Long overlooked in Proust's posthumously published writings, Chardin
and Rembrandt, written when he was only twenty-four years old, not only
reemphasizes the importance of visual art to his development, but
contains the seeds of his later work.
Proposed in 1895 by Proust to the newspaper Revue hebdomadaire (it was
rejected), this essay is much more than a straightforward piece of art
criticism.
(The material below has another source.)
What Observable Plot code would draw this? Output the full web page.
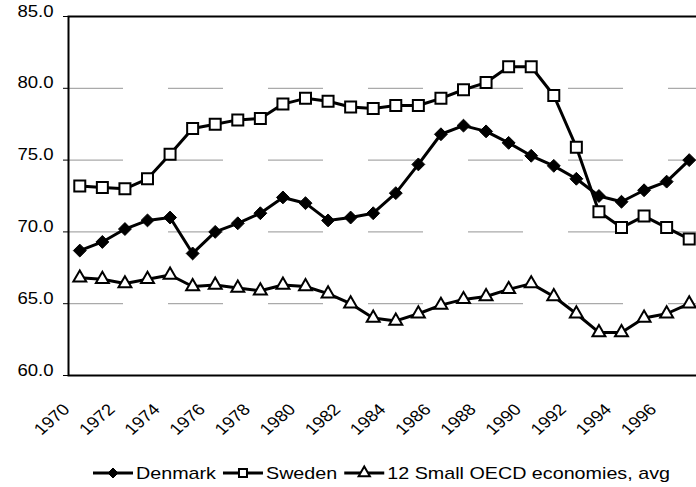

It is a literary experiment in which an unnamed narrator
gives advice to a young man suffering from melancholy, taking him on an
imaginary tour through the Louvre where his readings of Chardin imbue
the everyday world with new meaning, and his ruminations on Rembrandt
take his melancholic pupil beyond the realm of mere objects.
Published for the first time as a stand-alone volume and newly
translated, this edition, part of the David Zwirner Books ekphrasis
series, aims to introduce a wider audience to one of Proust's most
important and influential works in Western literature. "For the true
artist," as Proust writes, "as for the natural scientist, every type
is interesting, and even the smallest muscle has its importance." The
same could be said of the author's own work--every essay has its own
crucial place in the formation of his groundbreaking oeuvre.
The afterword by renowned Proust scholar Alain Madeleine-Perdrillat,
originally published in the French by Le Bruit du Temps, is an
impassioned argument in favor of returning to the lost paths of Proust's
early thinking. It sees, in the passage from Chardin's world of objects
to Rembrandt's contemplative paintings, a movement toward the radical
interiority for which Proust would later become widely celebrated as a
novelist. Written at the beginning of his literary career, Chardin and
Rembrandt gestures back to some of Proust's earliest notes on art,
while creating space for what was to come.